◆ EXERCISE DESCRIPTION
Restate the whole listing word for word. Pictures are left out.

◆ INFORMATION PROVIDED

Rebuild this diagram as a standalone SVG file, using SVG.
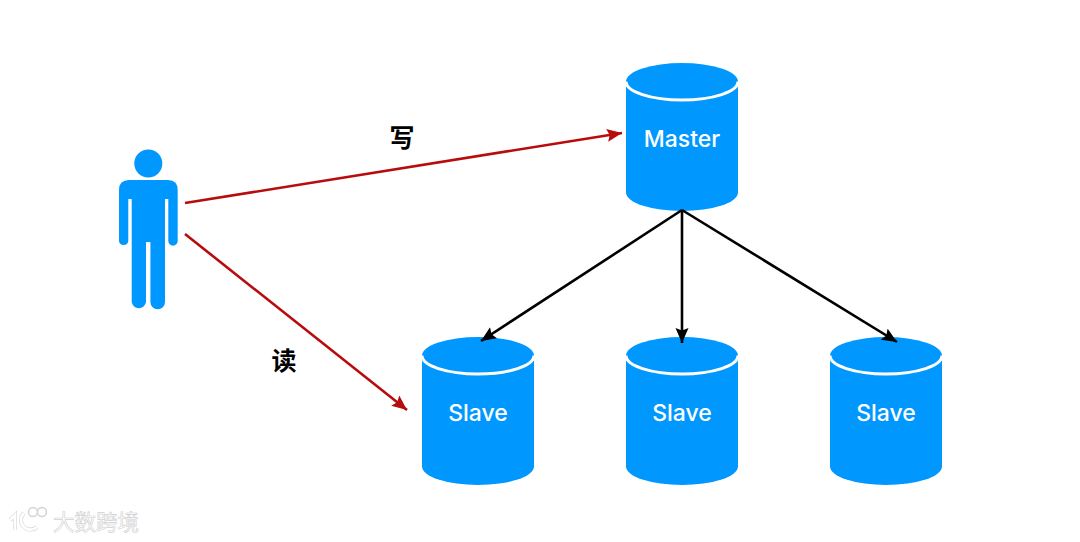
<svg xmlns="http://www.w3.org/2000/svg" width="1080" height="542" viewBox="0 0 1080 542">
<style>
.db{fill:#0098ff}
.rim{fill:none;stroke:#fff;stroke-width:3}
.lbl{font-family:"Inter","Liberation Sans",sans-serif;font-size:23px;font-weight:500;fill:#fff;text-anchor:middle}
.cjk{font-family:"Noto Sans CJK SC",sans-serif;font-size:25px;font-weight:700;fill:#000;text-anchor:middle}
.r{stroke:#b80c0c;stroke-width:2.6;fill:none}
.k{stroke:#000;stroke-width:2.6;fill:none}
.wm{font-family:"Noto Sans CJK SC",sans-serif;font-size:21.500px;font-weight:400;fill:#fff;stroke:#d0d0d0;stroke-width:.6;text-anchor:start}
</style>
<defs>
<marker id="ar" markerUnits="userSpaceOnUse" markerWidth="16" markerHeight="14" refX="15" refY="7" orient="auto"><path d="M0 .5L15 7L0 13.500L2.500 7Z" fill="#b80c0c"/></marker>
<marker id="ak" markerUnits="userSpaceOnUse" markerWidth="16" markerHeight="14" refX="15" refY="7" orient="auto"><path d="M0 .5L15 7L0 13.500L2.500 7Z" fill="#000"/></marker>
<g id="cyl">
<path class="db" d="M0 18A56 18.500 0 0 1 112 18V129A56 18.500 0 0 1 0 129Z"/>
<path class="rim" d="M0 18A56 18.500 0 0 0 112 18"/>
</g>
</defs>
<g id="user">
<circle class="db" cx="148.300" cy="163.500" r="14"/>
<path class="db" d="M129 180H168Q177.700 180 177.700 190V241A4.700 4.700 0 0 1 168.300 241V199H165V302A7.300 7.300 0 0 1 150.400 302V242H146V302A7.200 7.200 0 0 1 131.700 302V199H128.300V241A4.700 4.700 0 0 1 119 241V190Q119 180 129 180Z"/>
</g>
<g id="master"><use href="#cyl" x="626" y="63.500"/><text class="lbl" x="682" y="147">Master</text></g>
<g id="slave1"><use href="#cyl" x="422" y="337.500"/><text class="lbl" x="478" y="421">Slave</text></g>
<g id="slave2"><use href="#cyl" x="626" y="337.500"/><text class="lbl" x="682" y="421">Slave</text></g>
<g id="slave3"><use href="#cyl" x="830" y="337.500"/><text class="lbl" x="886" y="421">Slave</text></g>
<g id="connectors">
<line class="r" x1="185" y1="203" x2="622" y2="133" marker-end="url(#ar)"/>
<line class="r" x1="185" y1="234" x2="407" y2="410" marker-end="url(#ar)"/>
<line class="k" x1="682" y1="210" x2="481" y2="341" marker-end="url(#ak)"/>
<line class="k" x1="682" y1="210" x2="682" y2="343" marker-end="url(#ak)"/>
<line class="k" x1="682" y1="210" x2="897" y2="342" marker-end="url(#ak)"/>
</g>
<text class="cjk" x="402" y="147">写</text>
<text class="cjk" x="284" y="370">读</text>
<g id="watermark">
<path d="M10 520L15 515V530M24 513A9.500 9.500 0 1 0 37 527" fill="none" stroke="#d4d4d4" stroke-width="4"/>
<path d="M10 520L15 515V530M24 513A9.500 9.500 0 1 0 37 527" fill="none" stroke="#fff" stroke-width="2.800"/>
<circle cx="33" cy="512" r="4.500" fill="#fff" stroke="#d4d4d4" stroke-width="1.500"/>
<circle cx="42" cy="512" r="4.500" fill="#fff" stroke="#d4d4d4" stroke-width="1.500"/>
<text class="wm" x="53" y="530">大数跨境</text>
</g>
</svg>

◆ COMPLETE OUTPUT
Rebuild this diagram as a standalone SVG file, using SVG.
<svg xmlns="http://www.w3.org/2000/svg" width="1080" height="542" viewBox="0 0 1080 542">
<style>
.db{fill:#0098ff}
.rim{fill:none;stroke:#fff;stroke-width:3}
.lbl{font-family:"Inter","Liberation Sans",sans-serif;font-size:23px;font-weight:500;fill:#fff;text-anchor:middle}
.cjk{font-family:"Noto Sans CJK SC",sans-serif;font-size:25px;font-weight:700;fill:#000;text-anchor:middle}
.r{stroke:#b80c0c;stroke-width:2.6;fill:none}
.k{stroke:#000;stroke-width:2.6;fill:none}
.wm{font-family:"Noto Sans CJK SC",sans-serif;font-size:21.500px;font-weight:400;fill:#fff;stroke:#d0d0d0;stroke-width:.6;text-anchor:start}
</style>
<defs>
<marker id="ar" markerUnits="userSpaceOnUse" markerWidth="16" markerHeight="14" refX="15" refY="7" orient="auto"><path d="M0 .5L15 7L0 13.500L2.500 7Z" fill="#b80c0c"/></marker>
<marker id="ak" markerUnits="userSpaceOnUse" markerWidth="16" markerHeight="14" refX="15" refY="7" orient="auto"><path d="M0 .5L15 7L0 13.500L2.500 7Z" fill="#000"/></marker>
<g id="cyl">
<path class="db" d="M0 18A56 18.500 0 0 1 112 18V129A56 18.500 0 0 1 0 129Z"/>
<path class="rim" d="M0 18A56 18.500 0 0 0 112 18"/>
</g>
</defs>
<g id="user">
<circle class="db" cx="148.300" cy="163.500" r="14"/>
<path class="db" d="M129 180H168Q177.700 180 177.700 190V241A4.700 4.700 0 0 1 168.300 241V199H165V302A7.300 7.300 0 0 1 150.400 302V242H146V302A7.200 7.200 0 0 1 131.700 302V199H128.300V241A4.700 4.700 0 0 1 119 241V190Q119 180 129 180Z"/>
</g>
<g id="master"><use href="#cyl" x="626" y="63.500"/><text class="lbl" x="682" y="147">Master</text></g>
<g id="slave1"><use href="#cyl" x="422" y="337.500"/><text class="lbl" x="478" y="421">Slave</text></g>
<g id="slave2"><use href="#cyl" x="626" y="337.500"/><text class="lbl" x="682" y="421">Slave</text></g>
<g id="slave3"><use href="#cyl" x="830" y="337.500"/><text class="lbl" x="886" y="421">Slave</text></g>
<g id="connectors">
<line class="r" x1="185" y1="203" x2="622" y2="133" marker-end="url(#ar)"/>
<line class="r" x1="185" y1="234" x2="407" y2="410" marker-end="url(#ar)"/>
<line class="k" x1="682" y1="210" x2="481" y2="341" marker-end="url(#ak)"/>
<line class="k" x1="682" y1="210" x2="682" y2="343" marker-end="url(#ak)"/>
<line class="k" x1="682" y1="210" x2="897" y2="342" marker-end="url(#ak)"/>
</g>
<text class="cjk" x="402" y="147">写</text>
<text class="cjk" x="284" y="370">读</text>
<g id="watermark">
<path d="M10 520L15 515V530M24 513A9.500 9.500 0 1 0 37 527" fill="none" stroke="#d4d4d4" stroke-width="4"/>
<path d="M10 520L15 515V530M24 513A9.500 9.500 0 1 0 37 527" fill="none" stroke="#fff" stroke-width="2.800"/>
<circle cx="33" cy="512" r="4.500" fill="#fff" stroke="#d4d4d4" stroke-width="1.500"/>
<circle cx="42" cy="512" r="4.500" fill="#fff" stroke="#d4d4d4" stroke-width="1.500"/>
<text class="wm" x="53" y="530">大数跨境</text>
</g>
</svg>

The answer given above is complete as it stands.